The announcement of an inquiry did not satisfy many lawmakers, however, as a second woman’s allegations prompted them to urge a serious outside review.
State Sen. Gustavo Rivera (D) tweeted that he believed Boylan and Bennett while calling for a more independent investigation “immediately.” U.S. Rep. Jerry Nadler (D-N.Y.) said Cuomo should refer the issue to the state attorney general for her to appoint an investigator.
“If it’s proven to be true that the Governor abused his power by sexually harassing subordinates then he must resign,” tweeted Assembly member Pat Burke (D).
Bennett told the Times that she initially “got along really well” with the governor, finding his questions about her love life inappropriate at times but still viewing him as “a father figure.” Things shifted in the spring, however, she said. She told the paper that Cuomo seemed strangely focused in May on the fact that she had been sexually assaulted.
“When she came to me and opened up about being a sexual assault survivor and how it shaped her and her ongoing efforts to create an organization that empowered her voice to help other survivors, I tried to be supportive and helpful,” Cuomo said in his statement Saturday.
The most inappropriate questions came June 5 when she was with Cuomo in his office, Bennett told the Times. Initially asked to take dictation alongside another staffer, she said, she found herself alone with the governor, who began asking about her romantic life. The questions included whether she was in a relationship, whether she was monogamous and whether she had had sex with older men, according to her account to the Times.
The newspaper said it reviewed texts with a friend from that day and the next in which Bennett said she was upset by the conversation, called it “the most explicit it could be” and described some of its substance.
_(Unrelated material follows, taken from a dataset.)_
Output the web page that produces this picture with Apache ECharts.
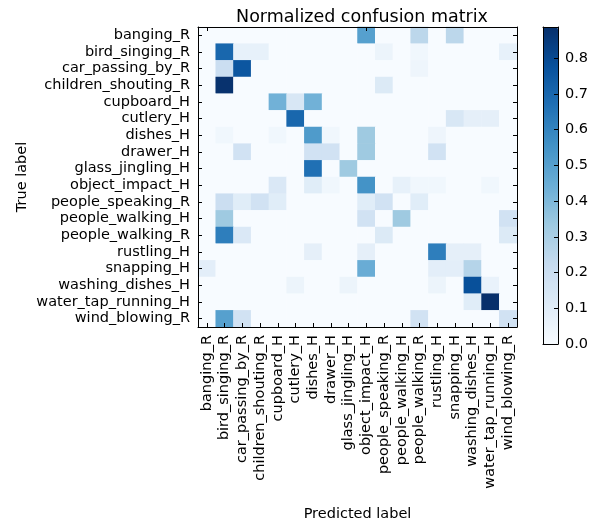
<!DOCTYPE html>
<html><head><meta charset="utf-8">
<script src="https://cdn.jsdelivr.net/npm/echarts@6/dist/echarts.min.js"></script>
<style>html,body{margin:0;padding:0;background:#fff}#c{width:596px;height:527px}</style>
</head><body><div id="c"></div>
<script>
const labels = ['banging_R','bird_singing_R','car_passing_by_R','children_shouting_R','cupboard_H','cutlery_H','dishes_H','drawer_H','glass_jingling_H','object_impact_H','people_speaking_R','people_walking_H','people_walking_R','rustling_H','snapping_H','washing_dishes_H','water_tap_running_H','wind_blowing_R'];
// rows = true label, columns = predicted label
const matrix = [
  [0,0,0,0,0,0,0,0,0,0.50,0,0,0.25,0,0.25,0,0,0],
  [0,0.70,0.07,0.07,0,0,0,0,0,0,0.05,0,0.03,0,0,0,0,0.07],
  [0,0.20,0.76,0,0,0,0,0,0,0,0,0,0.04,0,0,0,0,0],
  [0,0.88,0,0,0,0,0,0,0,0,0.12,0,0,0,0,0,0,0],
  [0,0,0,0,0.43,0.14,0.43,0,0,0,0,0,0,0,0,0,0,0],
  [0,0,0,0,0,0.70,0,0,0,0,0,0,0,0,0.14,0.08,0.08,0],
  [0,0.03,0,0,0.03,0,0.52,0.03,0,0.33,0,0,0,0.04,0,0,0,0],
  [0,0,0.17,0,0,0,0.17,0.17,0,0.33,0,0,0,0.17,0,0,0,0],
  [0,0,0,0,0,0,0.67,0,0.33,0,0,0,0,0,0,0,0,0],
  [0,0,0,0,0.13,0,0.10,0.03,0,0.55,0,0.07,0.03,0.03,0,0,0.03,0],
  [0,0.20,0.10,0.17,0.10,0,0,0,0,0.10,0.17,0,0.10,0,0,0,0,0],
  [0,0.33,0,0,0,0,0,0,0,0.17,0,0.33,0,0,0,0,0,0.17],
  [0,0.62,0.13,0,0,0,0,0,0,0,0.12,0,0,0,0,0,0,0.12],
  [0,0,0,0,0,0,0.08,0,0,0.08,0,0,0,0.62,0.08,0.08,0,0],
  [0.09,0,0,0,0,0,0,0,0,0.45,0,0,0,0.09,0.09,0.27,0,0],
  [0,0,0,0,0,0.05,0,0,0.05,0,0,0,0,0.05,0,0.78,0.06,0],
  [0,0,0,0,0,0,0,0,0,0,0,0,0,0,0,0.10,0.89,0],
  [0,0.50,0.17,0,0,0,0,0,0,0,0,0,0.17,0,0,0,0,0.17]
];
const colorbarTicks = [0,0.1,0.2,0.3,0.4,0.5,0.6,0.7,0.8];
const vmax = 0.887;
const blues = ['#f7fbff','#deebf7','#c6dbef','#9ecae1','#6baed6','#4292c6','#2171b5','#08519c','#08306b'];

const cells = [];
matrix.forEach((row, r) => row.forEach((v, c) => cells.push([c, r, v])));

const F = 'DejaVu Sans';
const FS = 14.5;
const tickIn = {show:true, inside:true, length:4, alignWithLabel:true, lineStyle:{color:'#000', width:1}};
const lineBlack = {show:true, onZero:false, lineStyle:{color:'#000', width:1}};

const chart = echarts.init(document.getElementById('c'), null, {renderer:'canvas'});
chart.setOption({
  animation: false,
  backgroundColor: '#fff',
  title: {text:'Normalized confusion matrix', left: 357, top: 3, textAlign:'center',
    textStyle:{fontFamily:F, fontSize:17.5, fontWeight:'normal', color:'#000'}},
  grid: [
    {left:198, top:27, width:319, height:317},
    {left:543, top:27, width:15, height:317}
  ],
  xAxis: [
    {type:'category', gridIndex:0, data:labels, position:'bottom', boundaryGap:true, z:10,
     axisLine:lineBlack, axisTick:tickIn, splitLine:{show:false},
     axisLabel:{rotate:90, interval:0, margin:8, fontFamily:F, fontSize:FS, color:'#000'},
     name:'Predicted label', nameLocation:'middle', nameGap:180, nameMoveOverlap:false,
     nameTextStyle:{fontFamily:F, fontSize:FS, color:'#000'}},
    {type:'category', gridIndex:0, data:labels, position:'top', boundaryGap:true, z:10,
     axisLine:lineBlack, axisTick:tickIn, axisLabel:{show:false}, splitLine:{show:false}},
    {type:'value', gridIndex:1, position:'top', min:0, max:1, z:10,
     axisLine:lineBlack, axisTick:{show:false}, axisLabel:{show:false}, splitLine:{show:false}},
    {type:'value', gridIndex:1, position:'bottom', min:0, max:1, z:10,
     axisLine:lineBlack, axisTick:{show:false}, axisLabel:{show:false}, splitLine:{show:false}}
  ],
  yAxis: [
    {type:'category', gridIndex:0, data:labels, inverse:true, position:'left', boundaryGap:true, z:10,
     axisLine:lineBlack, axisTick:tickIn, splitLine:{show:false},
     axisLabel:{interval:0, margin:8, fontFamily:F, fontSize:FS, color:'#000'},
     name:'True label', nameLocation:'middle', nameGap:168, nameRotate:90, nameMoveOverlap:false,
     nameTextStyle:{fontFamily:F, fontSize:FS, color:'#000'}},
    {type:'category', gridIndex:0, data:labels, inverse:true, position:'right', boundaryGap:true, z:10,
     axisLine:lineBlack, axisTick:tickIn, axisLabel:{show:false}, splitLine:{show:false}},
    {type:'value', gridIndex:1, position:'right', min:0, max:vmax, interval:0.1, z:10,
     axisLine:lineBlack, splitLine:{show:false},
     axisTick:{show:true, inside:true, length:4, lineStyle:{color:'#000'},
       customValues: colorbarTicks},
     axisLabel:{margin:7, fontFamily:F, fontSize:FS, color:'#000',
       customValues: colorbarTicks, formatter: v => v.toFixed(1)}},
    {type:'value', gridIndex:1, position:'left', min:0, max:vmax, z:10,
     axisLine:lineBlack, axisTick:{show:false}, axisLabel:{show:false}, splitLine:{show:false}}
  ],
  visualMap: {
    type:'continuous', min:0, max:vmax, seriesIndex:0, calculable:false, show:true,
    orient:'vertical', left:543, top:27, itemWidth:15, itemHeight:317, padding:0,
    inRange:{color:blues}, hoverLink:false, z:2
  },
  series: [{
    type:'heatmap', xAxisIndex:0, yAxisIndex:0, data:cells,
    itemStyle:{borderWidth:0}, emphasis:{disabled:true}, progressive:0
  }]
});
</script>
</body></html>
Bennett told the Times that Cuomo also said “he’s fine with anyone above the age of 22.”
Bennett said that the two female Cuomo staffers to whom she brought her concerns were sympathetic and that she has no problem with their response. Neither woman immediately responded Saturday to The Post.
The ex-aide said Cuomo did not try to touch her inappropriately, according to the Times. The other former aide alleging harassment, Boylan, accused Cuomo last week of going “out of his way to touch me on my lower back, arms and legs” and giving her an unsolicited kiss as she tried to leave his office.
Boylan said she resigned from the Cuomo administration in fall 2018 after her relationship with top staffers deteriorated. She presented her alleged experiences as part of a workplace-wide problem, saying that other Cuomo staffers “normalized” the governor’s inappropriate behavior and that two other women had reached out to her after she went public with her account in December.
“One described how she lived in constant fear, scared of what would happen to her if she rejected the governor’s advances,” Boylan said, while another recalled the governor telling her to “warn staff members who upset him that their jobs could be at risk.”
Bennett tweeted about Boylan’s post on Medium the day it was published.
“For those wondering what it’s like to work for the Cuomo admin, read @LindseyBoylan’s story,” she said.
On Saturday evening, Boylan had also responded to Bennett’s account in the Times.
“You are not going to derail or destroy any more lives @NYGovCuomo,” she tweeted.